I began to witness evidence similar to a biker Mardi gras party, which after dark, appeared to me on the verge of what one might label a wild spring break. And I had placed myself smack dab I the middle of it. I was hurt, angry and confused at being abandoned for much of the week. Without a friend in town, and with so much partying all around, half of me wanted to throw caution to the wind and dive into the fun club everyone else seemed to belong to. The other part of me wanted to retreat to isolation and just check out mentally altogether. The realization of shame and guilt set in; when I admitted that I had been more interested in grabbing a ride, than being a good witness. I could feel the enemy knocking at my door, ‘Hi there, I’m having a pity party, would you like to come?’ I felt like Peter, once the cock had crowed. How could I be capable in my faith walk at this point, to succumb at the slightest trigger, and be able to stifle my true identity in Christ? In an instant with that thought, those words, that look! And I know better, have I not been concentrated, sanctified, redeemed and delivered? After 20 years, you KNOW you have done the work. And yet, if you think you can’t be deceived, then you already are! Contemplating on this, I knew I had to allow for the healing of forgiveness, to clear my vision, and yet I was still feeling hurt, betrayed. By the 4th day, I knew Jesus did NOT want me on a bike that he didn’t choose as a solution. And apparently he didn’t choose any! Everyday, I’d set it up, and angels would knock it down! You finally get a clue you know- about unexplainable equipment failure, sudden thunderstorms, communication breakdowns, or someone gets lost, and someone else unexpectedly leaves town. Over and over. I could feel heaven closing in on me, I couldn’t breathe, I couldn’t move, I couldn’t sin! I was in a prison of obedience. But had I done anything wrong?? My mind raced, knowing a thought becomes an action, an action a behavior, and then behavior becomes a habit. And the chains of habit are to light to be felt, until they are too heavy to be broken.

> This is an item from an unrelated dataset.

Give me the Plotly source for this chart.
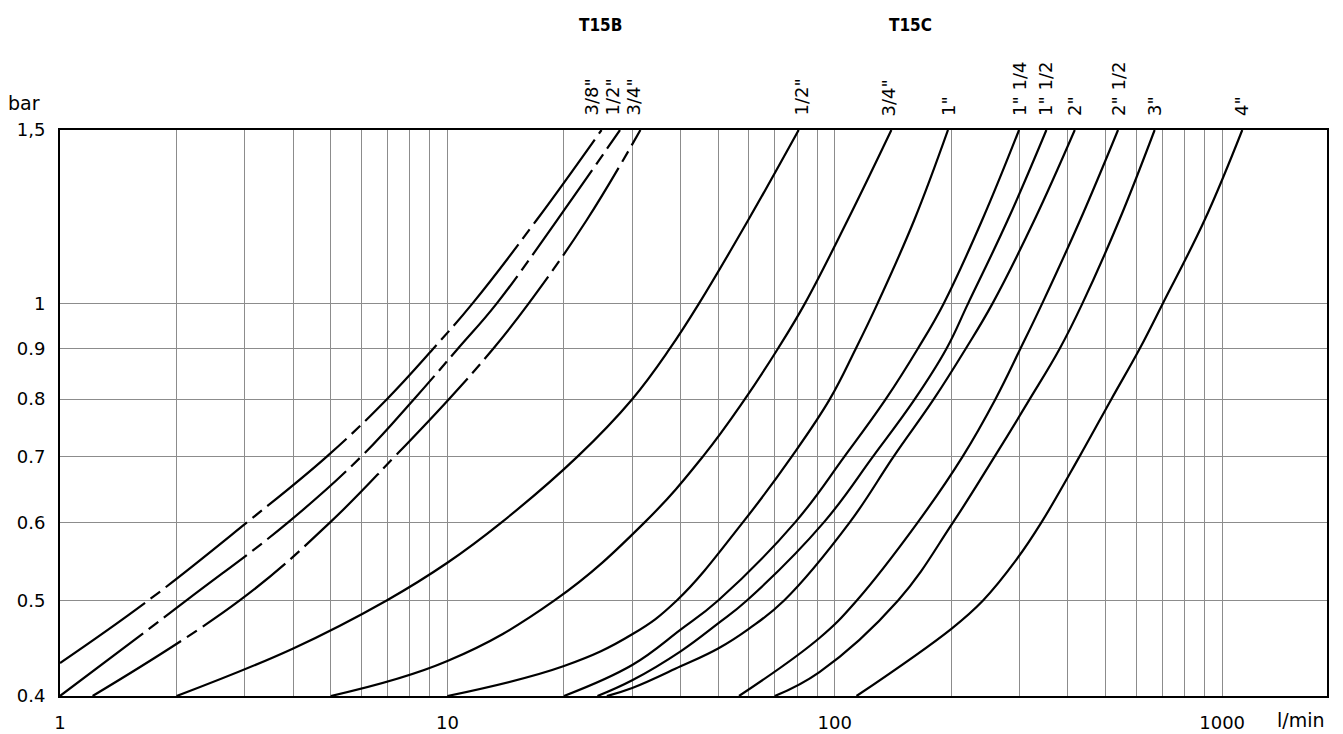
import math
import plotly.graph_objects as go

# ---------------- data (flow l/min, pressure bar) ----------------
series_names = ['T15B 3/8"', 'T15B 1/2"', 'T15B 3/4"',
                'T15C 1/2"', 'T15C 3/4"', 'T15C 1"', 'T15C 1" 1/4', 'T15C 1" 1/2',
                'T15C 2"', 'T15C 2" 1/2', 'T15C 3"', 'T15C 4"']

b38_q = [1, 1.69, 3.04, 4.89, 6.98, 9.19, 11.6, 17.0, 25.0]
b38_p = [0.432, 0.5, 0.6, 0.7, 0.8, 0.9, 1.0, 1.2156, 1.5]

b12_q = [1, 2.12, 3.88, 6.0, 8.2, 10.64, 13.4, 19.2, 27.9]
b12_p = [0.4, 0.5, 0.6, 0.7, 0.8, 0.9, 1.0, 1.2156, 1.5]

b34_q = [1.214, 2.91, 4.98, 7.32, 10.09, 13.13, 16.2, 22.9, 31.5]
b34_p = [0.4, 0.5, 0.6, 0.7, 0.8, 0.9, 1.0, 1.2156, 1.5]

c12_q = [2.0, 4.0, 6.97, 10, 13.8, 21.7, 30.0, 37.5, 44.6, 59.8, 80.7]
c12_p = [0.4, 0.447, 0.5, 0.546, 0.6, 0.7, 0.8, 0.9, 1.0, 1.2156, 1.5]

c34_q = [5.0, 10, 18.9, 32.3, 45.7, 58.6, 71.3, 83.7, 108.0, 140]
c34_p = [0.4, 0.434, 0.5, 0.6, 0.7, 0.8, 0.9, 1.0, 1.2156, 1.5]

c1_q = [10, 20, 30, 39.1, 57.9, 77.5, 97.1, 113.3, 128.9, 160.4, 196]
c1_p = [0.4, 0.429, 0.462, 0.5, 0.6, 0.7, 0.8, 0.9, 1.0, 1.2156, 1.5]

c114_q = [20, 30, 40, 50, 79, 106, 135.4, 163.8, 191, 240.2, 299]
c114_p = [0.4, 0.43, 0.467, 0.5, 0.6, 0.7, 0.8, 0.9, 1.0, 1.2156, 1.5]

c112_q = [24.4, 30, 40, 50, 59.3, 93.7, 125.6, 160.9, 194.2, 220.8, 279.6, 351.8]
c112_p = [0.4, 0.415, 0.444, 0.474, 0.5, 0.6, 0.7, 0.8, 0.9, 1.0, 1.2156, 1.5]

c2_q = [25.8, 30, 40, 50, 60, 74, 109.3, 142.0, 180.1, 217.8, 255.3, 327.6, 416.4]
c2_p = [0.4, 0.4075, 0.4287, 0.447, 0.468, 0.5, 0.6, 0.7, 0.8, 0.9, 1.0, 1.2156, 1.5]

c212_q = [56.6, 91.3, 114, 163.8, 214, 259.8, 301.4, 343, 430.1, 538.5]
c212_p = [0.4, 0.458, 0.5, 0.6, 0.7, 0.8, 0.9, 1.0, 1.2156, 1.5]

c3_q = [70, 91.3, 145.7, 202, 258.8, 318.6, 380.7, 435.6, 542.7, 669.4]
c3_p = [0.4, 0.423, 0.5, 0.6, 0.7, 0.8, 0.9, 1.0, 1.2156, 1.5]

c4_q = [113.8, 200, 241.4, 294.4, 341.6, 428.6, 517.6, 612.4, 702.4, 901, 1127]
c4_p = [0.4, 0.468, 0.5, 0.55, 0.6, 0.7, 0.8, 0.9, 1.0, 1.2156, 1.5]

series_q = [b38_q, b12_q, b34_q, c12_q, c34_q, c1_q, c114_q, c112_q, c2_q, c212_q, c3_q, c4_q]
series_p = [b38_p, b12_p, b34_p, c12_p, c34_p, c1_p, c114_p, c112_p, c2_p, c212_p, c3_p, c4_p]

top_labels = ['3/8"', '1/2"', '3/4"', '1/2"', '3/4"', '1"', '1" 1/4', '1" 1/2',
              '2"', '2" 1/2', '3"', '4"']
top_label_px = [591, 612, 633, 801, 888, 948, 1019, 1045, 1074, 1118, 1154, 1241]

group_labels = ['T15B', 'T15C']
group_label_px = [600, 910]

x_tick_vals = [1, 2, 3, 4, 5, 6, 7, 8, 9, 10, 20, 30, 40, 50, 60, 70, 80, 90,
               100, 200, 300, 400, 500, 600, 700, 800, 900, 1000]
x_tick_text = ['1' if v == 1 else '10' if v == 10 else '100' if v == 100
               else '1000' if v == 1000 else '' for v in x_tick_vals]
y_tick_vals = [0.4, 0.5, 0.6, 0.7, 0.8, 0.9, 1.0, 1.5]
y_tick_text = ['0.4', '0.5', '0.6', '0.7', '0.8', '0.9', '1', '1,5']

# ---------------- figure ----------------
# the page body has an 8px margin; the plot area should sit at screen x 60..1327, y 130..696
OFF = 8
PL, PT, PW, PH = 60, 130, 1267, 566
W, H = 1343 - OFF, 734 - OFF
L, T = PL - OFF, PT - OFF
R = W - L - PW
B = H - T - PH

FONT = "DejaVu Sans"
BOLD_FONT = "Liberation Sans Narrow, DejaVu Sans Condensed, DejaVu Sans"
dash_b = "104px,7px,12px,7px"

fig = go.Figure()
for i, (q, p) in enumerate(zip(series_q, series_p)):
    fig.add_trace(go.Scatter(
        x=q, y=p, mode="lines", name=series_names[i],
        line=dict(color="black", width=2.2, shape="spline", smoothing=1.15,
                  dash=dash_b if i < 3 else "solid"),
        hoverinfo="x+y+name",
    ))

def px_x(px):
    return (px - PL) / PW

def px_y(py):
    return (PT + PH - py) / PH

annotations = []
for txt, px in zip(top_labels, top_label_px):
    annotations.append(dict(text=txt, x=px_x(px), y=px_y(118), xref="paper", yref="paper",
                            textangle=-90, xanchor="center", yanchor="bottom",
                            showarrow=False, font=dict(family=FONT, size=18, color="black")))
for txt, px in zip(group_labels, group_label_px):
    annotations.append(dict(text="<b>" + txt + "</b>", x=px_x(px), y=px_y(25), xref="paper",
                            yref="paper", xanchor="center", yanchor="middle", showarrow=False,
                            font=dict(family=BOLD_FONT, size=17, color="black")))
annotations.append(dict(text="bar", x=px_x(24), y=px_y(103), xref="paper", yref="paper",
                        xanchor="center", yanchor="middle", showarrow=False,
                        font=dict(family=FONT, size=19, color="black")))
annotations.append(dict(text="l/min", x=px_x(1301), y=px_y(720), xref="paper", yref="paper",
                        xanchor="center", yanchor="middle", showarrow=False,
                        font=dict(family=FONT, size=19, color="black")))

fig.update_layout(
    width=W, height=H,
    margin=dict(l=L, r=R, t=T, b=B, pad=0),
    paper_bgcolor="white", plot_bgcolor="white",
    showlegend=False,
    font=dict(family=FONT, size=18, color="black"),
    annotations=annotations,
)
fig.update_xaxes(
    type="log", range=[0, math.log10(1865)], automargin=False,
    tickmode="array", tickvals=x_tick_vals, ticktext=x_tick_text,
    showgrid=True, gridcolor="#8c8c8c", gridwidth=1,
    showline=True, linecolor="black", linewidth=2, mirror=True,
    ticks="", ticklabelstandoff=9, zeroline=False,
    tickfont=dict(family=FONT, size=18, color="black"),
)
fig.update_yaxes(
    type="log", range=[math.log10(0.4), math.log10(1.5)], automargin=False,
    tickmode="array", tickvals=y_tick_vals, ticktext=y_tick_text,
    showgrid=True, gridcolor="#8c8c8c", gridwidth=1,
    showline=True, linecolor="black", linewidth=2, mirror=True,
    ticks="", ticklabelstandoff=9, zeroline=False,
    tickfont=dict(family=FONT, size=18, color="black"),
)

fig.write_html("out.html")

I’ve got 24 hours left here Lord, what is it you want me to see, to bring home, and to leave for others? Everyone else has a ride…. I just have a camera. I looked up and saw a man standing just inside a vendor’s tent. He didn’t belong. He might have been labeled homeless by the standard we are used to seeing. He was as old as dirt, there was a far off empty gaze in his eyes, and with no connection to the outside world he stood as still as a statue. An obvious local, with a fair chance for capitol gain just for rally week. I wondered how he had survived otherwise. His sign read, ‘T-shirts 3 for $ 29.00. I felt an impression in my spirit. “I want you to see the beauty and love that I am, in how I long for them to receive it. In seeing others as I do, you see my love for them, in all things, everywhere.” All external stimuli stood still as this man appeared to me as the world’s most beautiful gem. It happened again, moments later when I came face to face at a stop light with a young, corn fed Midwestern family in an old beat up truck. The mother could have been my teenage daughter, with the baby on the seat between them, and cracks throughout the entire windshield, I saw something unexplainable in her smile, as our eyes met, and like volcanic compassion, the eruption overwhelmed me.

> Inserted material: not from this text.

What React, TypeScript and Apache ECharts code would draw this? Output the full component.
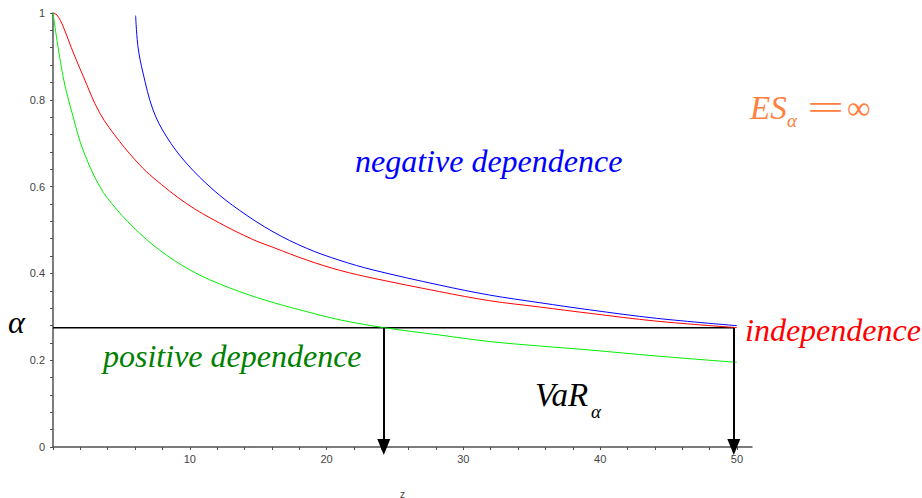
import React, { useEffect, useRef } from "react";
import * as echarts from "echarts";

// z values and alpha levels
const RED_INDEPENDENCE: [number, number][] = [
  [0, 1], [0.3, 0.995], [0.73, 0.97], [1.34, 0.92], [2.2, 0.855], [3.41, 0.77],
  [4.87, 0.704], [6.34, 0.65], [7.31, 0.621], [9.75, 0.561], [12.18, 0.516],
  [14.62, 0.478], [16.09, 0.46], [18.53, 0.431], [20.97, 0.407], [23.4, 0.389], [28.27, 0.358],
  [31.93, 0.337], [35.58, 0.3226], [39.24, 0.308], [44.12, 0.29], [50, 0.275],
];
const GREEN_POSITIVE: [number, number][] = [
  [0, 1], [0.74, 0.853], [1.47, 0.761], [2.2, 0.684], [3.42, 0.6], [4.64, 0.548],
  [6.35, 0.492], [8.3, 0.442], [10.73, 0.396], [13.65, 0.358], [16.09, 0.333], [18.53, 0.312],
  [20.97, 0.293], [24.18, 0.275], [28.27, 0.258], [31.93, 0.243], [35.58, 0.2327],
  [39.24, 0.2235], [44.12, 0.2097], [50, 0.195],
];
const BLUE_NEGATIVE: [number, number][] = [
  [6.04, 0.994], [6.21, 0.923], [6.58, 0.862], [7.31, 0.777], [8.28, 0.716], [9.75, 0.654],
  [11.7, 0.593], [13.65, 0.545], [16.08, 0.496], [18.53, 0.458], [20.97, 0.43], [23.4, 0.408],
  [28.27, 0.373], [31.93, 0.35], [35.58, 0.3325], [39.24, 0.316], [44.12, 0.2965], [50, 0.2795],
];
const ALPHA_LEVEL = 0.275;
const VAR_POSITIVE = 24.18;
const VAR_INDEPENDENT = 49.77;

const X_TICKS = [0, 2, 4, 6, 8, 10, 12, 14, 16, 18, 20, 22, 24, 26, 28, 30, 32, 34, 36, 38, 40, 42, 44, 46, 48, 50];
const X_LABELS = [10, 20, 30, 40, 50];
const Y_TICKS = [0, 0.04, 0.08, 0.12, 0.16, 0.2, 0.24, 0.28, 0.32, 0.36, 0.4, 0.44, 0.48, 0.52, 0.56, 0.6, 0.64, 0.68, 0.72, 0.76, 0.8, 0.84, 0.88, 0.92, 0.96, 1];
const Y_LABELS = [0, 0.2, 0.4, 0.6, 0.8, 1];
const X_MAX = 51.1;

const SERIF = '"Liberation Serif", "DejaVu Serif", serif';
const SANS = '"Liberation Sans", Arial, sans-serif';

export default function App() {
  const ref = useRef<HTMLDivElement>(null);
  useEffect(() => {
    if (!ref.current) return;
    const chart = echarts.init(ref.current, undefined, { renderer: "svg" });
    const curve = (name: string, data: [number, number][], color: string) => ({
      name,
      type: "line",
      data,
      showSymbol: false,
      smooth: 0.35,
      lineStyle: { color, width: 1 },
      itemStyle: { color },
      z: 3,
    });
    chart.setOption({
      animation: false,
      grid: { left: 53, right: 170, top: 13, bottom: 51, containLabel: false, outerBoundsMode: "none" },
      xAxis: {
        type: "value",
        min: 0,
        max: X_MAX,
        name: "z",
        nameLocation: "middle",
        nameGap: 42,
        nameTextStyle: { color: "#444", fontSize: 10, fontFamily: SANS },
        splitLine: { show: false },
        axisLine: { onZero: false, lineStyle: { color: "#505050", width: 1.5 } },
        axisTick: { customValues: X_TICKS, length: 3, lineStyle: { color: "#505050" } },
        axisLabel: { customValues: X_LABELS, color: "#444", fontSize: 11, margin: 6, fontFamily: SANS },
      },
      yAxis: {
        type: "value",
        min: 0,
        max: 1,
        splitLine: { show: false },
        axisLine: { onZero: false, lineStyle: { color: "#505050", width: 1.5 } },
        axisTick: { customValues: Y_TICKS, length: 3, lineStyle: { color: "#505050" } },
        axisLabel: { customValues: Y_LABELS, color: "#444", fontSize: 11, margin: 8, fontFamily: SANS },
      },
      series: [
        curve("negative dependence", BLUE_NEGATIVE, "#0000ff"),
        curve("independence", RED_INDEPENDENCE, "#ff0000"),
        curve("positive dependence", GREEN_POSITIVE, "#00ee00"),
        {
          name: "alpha",
          type: "line",
          data: [[0, ALPHA_LEVEL], [VAR_INDEPENDENT, ALPHA_LEVEL]],
          showSymbol: false,
          lineStyle: { color: "#000", width: 1.5 },
          z: 2,
          markLine: {
            silent: true,
            symbol: ["none", "triangle"],
            symbolSize: [13, 16],
            label: { show: false },
            lineStyle: { color: "#000", width: 2, type: "solid" },
            data: [
              [{ coord: [VAR_POSITIVE, ALPHA_LEVEL] }, { coord: [VAR_POSITIVE, 0] }],
              [{ coord: [VAR_INDEPENDENT, ALPHA_LEVEL] }, { coord: [VAR_INDEPENDENT, 0] }],
            ],
          },
        },
      ],
      graphic: [
        { type: "text", left: 355, top: 145, style: { text: "negative dependence", font: `italic 32px ${SERIF}`, fill: "#0000ff" } },
        { type: "text", left: 103, top: 340, style: { text: "positive dependence", font: `italic 32px ${SERIF}`, fill: "#008000" } },
        { type: "text", left: 745, top: 314, style: { text: "independence", font: `italic 32px ${SERIF}`, fill: "#ff0000" } },
        { type: "text", left: 8, top: 306, style: { text: "α", font: `italic 32px ${SERIF}`, fill: "#000" } },
        { type: "text", left: 535, top: 378, style: { text: "VaR", font: `italic 33px ${SERIF}`, fill: "#000" } },
        { type: "text", left: 591, top: 402, style: { text: "α", font: `italic 19px ${SERIF}`, fill: "#000" } },
        { type: "text", left: 750, top: 91, style: { text: "ES", font: `italic 33px ${SERIF}`, fill: "#ff8040" } },
        { type: "text", left: 787, top: 111, style: { text: "α", font: `italic 19px ${SERIF}`, fill: "#ff8040" } },
        { type: "text", x: 807, y: 91, scaleX: 2, style: { text: "=", font: `33px ${SERIF}`, fill: "#ff8040" } },
        { type: "text", left: 847, top: 91, style: { text: "∞", font: `33px ${SERIF}`, fill: "#ff8040" } },
      ],
    });
    return () => chart.dispose();
  }, []);
  return <div ref={ref} style={{ position: "absolute", left: 0, top: 0, width: 922, height: 498 }} />;
}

These moments reoccurred continuously for the rest of my visit. I found myself laughing hysterically on the street with strangers, who turned out to be nothing strange at all, but each of them a unique collective stitch, in this colorful quilted rally. I witnessed several groups of Biker Ministries who had known this all along, and marveled at their reverence to passion for the crowds. Running along sidewalks, I strained to get just the right feel in a photograph of the life size crosses that were traveling in procession with “The Hellfighters Ministries” as they made their way up and down the street, loving on all that were present. All this goodwill needed to catapult itself towards the one person who was instrument for my lesson. Even though I struggled, I knew I would not be able to bring those tormenting emotions home with me. In a blur, a tattoo passed by me, eye level, on a shoulder of a man who towered above me. A cross and a verse. I reached thru the crowd but he was gone. So I dodged up a few yards until I spotted that shoulder, grabbed onto it, and said, “Quick can you tell me that verse?” He turned and said, “Phil. 4:13 ‘I can do all things through Christ who strengthens me.” Wisdom, spoon-fed by a biker, on the streets of Sturgis, South Dakota.

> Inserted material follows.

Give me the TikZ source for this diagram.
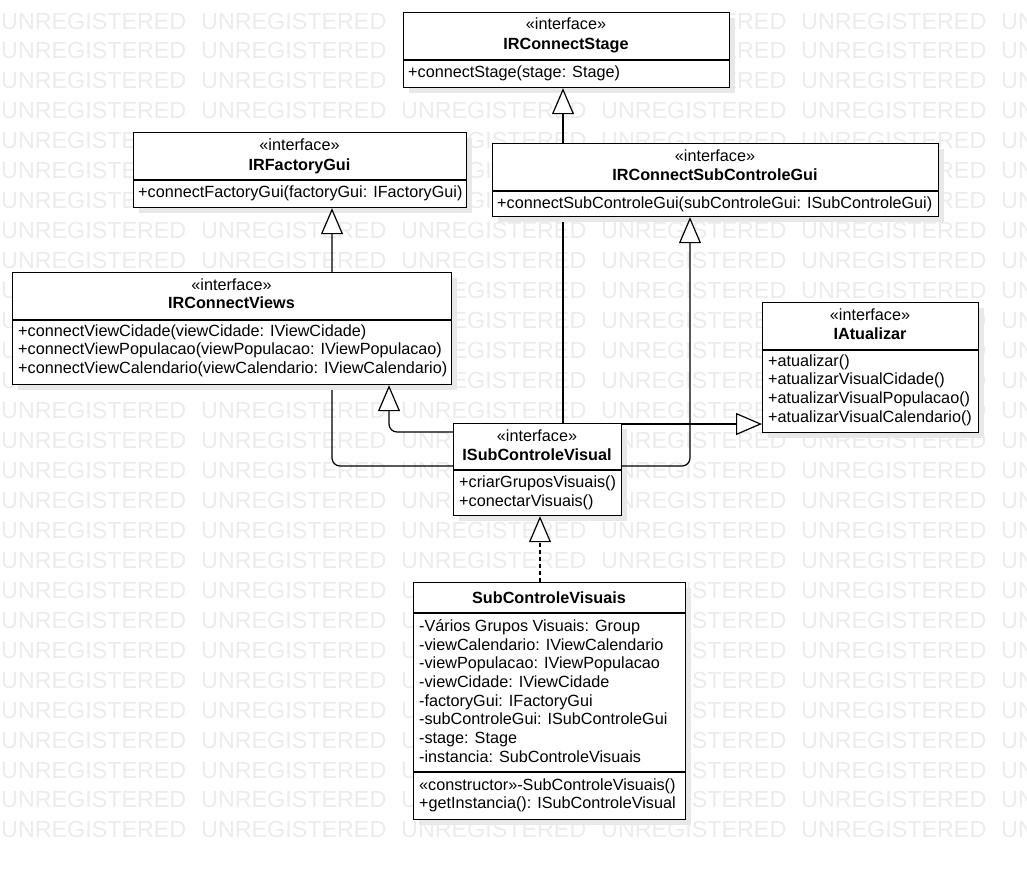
\documentclass[tikz,border=0pt]{standalone}
\usepackage{fontspec}
\setmainfont{Liberation Sans}
\usetikzlibrary{arrows.meta,shadows}
\definecolor{wmgray}{RGB}{236,236,236}
\definecolor{shade}{RGB}{232,232,232}
\begin{document}
\begin{tikzpicture}[x=1pt,y=-1pt,
  wm/.style={text=wmgray, font=\fontsize{23.3}{28}\selectfont, anchor=base west, inner sep=0},
  box/.style={draw, line width=1.2pt, fill=white, anchor=north west, inner sep=0,
    drop shadow={shadow xshift=5pt, shadow yshift=-5pt, fill=shade, opacity=1}},
  hd/.style={font=\fontsize{16.2}{19}\selectfont, anchor=base, inner sep=0},
  nm/.style={font=\fontsize{16.2}{19}\selectfont\bfseries, anchor=base, inner sep=0},
  row/.style={font=\fontsize{16.2}{19}\selectfont, anchor=base west, inner sep=0},
  sep/.style={line width=1.2pt},
  inh/.style={line width=1.2pt, rounded corners=8pt, -{Triangle[length=26pt, width=22pt, fill=white]}},
  real/.style={inh, dash pattern=on 4pt off 3pt}
]
\useasboundingbox (0,0) rectangle (1027,870);
\fill[white] (0,0) rectangle (1027,870);

% background watermark
\begin{scope}
  \clip (0,0) rectangle (1027,870);
  \foreach \r in {0,...,27} {
    \foreach \c in {0,...,5} {
      \node[wm] (wm-\r-\c) at ({1+200*\c},{29+29.96*\r}) {UNREGISTERED};
    }
  }
\end{scope}

% guide coordinates for connector routes
\coordinate (kx563) at (563,0);
\coordinate (kx690) at (690,0);
\coordinate (kx389) at (389,0);
\coordinate (kx332) at (332,0);
\coordinate (kx540) at (540,0);
\coordinate (ky466) at (0,466);
\coordinate (ky432) at (0,432);
\coordinate (ky424) at (0,424);

% class frames
\node[box, minimum width=326, minimum height=75] (stage) at (403,12) {};
\node[box, minimum width=333, minimum height=75] (factory) at (133,132) {};
\node[box, minimum width=446, minimum height=73] (subgui) at (492,143) {};
\node[box, minimum width=439, minimum height=112] (views) at (12,272) {};
\node[box, minimum width=216, minimum height=130] (atual) at (762,302) {};
\node[box, minimum width=168, minimum height=92] (vis) at (453,423) {};
\node[box, minimum width=272, minimum height=237] (sub) at (413,582) {};

% connectors that run behind other frames
\draw[inh] (vis.north -| kx563) -- (stage.south -| kx563);
\draw[inh] (vis.west |- ky466) -- (kx332 |- ky466) -- (factory.south -| kx332);

% frames drawn again on top of those connectors
\node[box, minimum width=446, minimum height=73] (subgui) at (492,143) {};
\node[box, minimum width=439, minimum height=112] (views) at (12,272) {};

\draw[inh] (vis.east |- ky466) -- (kx690 |- ky466) -- (subgui.south -| kx690);
\draw[inh] (vis.west |- ky432) -- (kx389 |- ky432) -- (views.south -| kx389);
\draw[inh] (vis.east |- ky424) -- (atual.west |- ky424);
\draw[real] (sub.north -| kx540) -- (vis.south -| kx540);

% IRConnectStage
\draw[sep] (403,60) -- (729,60);
\node[hd] (stage-st) at (566,29) {«interface»};
\node[nm] (stage-nm) at (566,49) {IRConnectStage};
\node[row] (stage-m1) at (408,77) {+connectStage(stage: Stage)};

% IRFactoryGui
\draw[sep] (133,180) -- (466,180);
\node[hd] (factory-st) at (299.5,150) {«interface»};
\node[nm] (factory-nm) at (299.5,170) {IRFactoryGui};
\node[row] (factory-m1) at (138,197) {+connectFactoryGui(factoryGui: IFactoryGui)};

% IRConnectSubControleGui
\draw[sep] (492,191) -- (938,191);
\node[hd] (subgui-st) at (715,161) {«interface»};
\node[nm] (subgui-nm) at (715,180) {IRConnectSubControleGui};
\node[row] (subgui-m1) at (497,208) {+connectSubControleGui(subControleGui: ISubControleGui)};

% IRConnectViews
\draw[sep] (12,320) -- (451,320);
\node[hd] (views-st) at (231.5,290) {«interface»};
\node[nm] (views-nm) at (231.5,308) {IRConnectViews};
\node[row] (views-m1) at (18,336) {+connectViewCidade(viewCidade: IViewCidade)};
\node[row] (views-m2) at (18,354.7) {+connectViewPopulacao(viewPopulacao: IViewPopulacao)};
\node[row] (views-m3) at (18,373.4) {+connectViewCalendario(viewCalendario: IViewCalendario)};

% IAtualizar
\draw[sep] (762,350) -- (978,350);
\node[hd] (atual-st) at (870,320) {«interface»};
\node[nm] (atual-nm) at (870,339) {IAtualizar};
\node[row] (atual-m1) at (768,366) {+atualizar()};
\node[row] (atual-m2) at (768,384.7) {+atualizarVisualCidade()};
\node[row] (atual-m3) at (768,403.4) {+atualizarVisualPopulacao()};
\node[row] (atual-m4) at (768,422.1) {+atualizarVisualCalendario()};

% ISubControleVisual
\draw[sep] (453,470) -- (621,470);
\node[hd] (vis-st) at (537,441) {«interface»};
\node[nm] (vis-nm) at (537,460) {ISubControleVisual};
\node[row] (vis-m1) at (459,487.5) {+criarGruposVisuais()};
\node[row] (vis-m2) at (459,506) {+conectarVisuais()};

% SubControleVisuais
\draw[sep] (413,613) -- (685,613);
\draw[sep] (413,772) -- (685,772);
\node[nm] (sub-nm) at (549,603.5) {SubControleVisuais};
\node[row] (sub-a1) at (419,631.5) {-Vários Grupos Visuais: Group};
\node[row] (sub-a2) at (419,650.15) {-viewCalendario: IViewCalendario};
\node[row] (sub-a3) at (419,668.8) {-viewPopulacao: IViewPopulacao};
\node[row] (sub-a4) at (419,687.45) {-viewCidade: IViewCidade};
\node[row] (sub-a5) at (419,706.1) {-factoryGui: IFactoryGui};
\node[row] (sub-a6) at (419,724.75) {-subControleGui: ISubControleGui};
\node[row] (sub-a7) at (419,743.4) {-stage: Stage};
\node[row] (sub-a8) at (419,762.05) {-instancia: SubControleVisuais};
\node[row] (sub-m1) at (419,790) {«constructor»-SubControleVisuais()};
\node[row] (sub-m2) at (419,808.7) {+getInstancia(): ISubControleVisual};
\end{tikzpicture}
\end{document}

Each moment I was open to receiving the gift of God’s omnipotent presence, created a freedom to walk in love no matter what was happening around me. His love for all showed up in beauty everywhere I looked. And not just in the tattoos. In the volunteers at the photographic towers, in the woman who sold sodas right out of her fridge, in the ministries handing Bibles at their available parking lots, in the tiniest details of this biker celebration, and even in biker fashion. Just don’t ask to see me at ‘Burning Man’ this year; it’s more likely you’ll find me coaching for Special Olympics.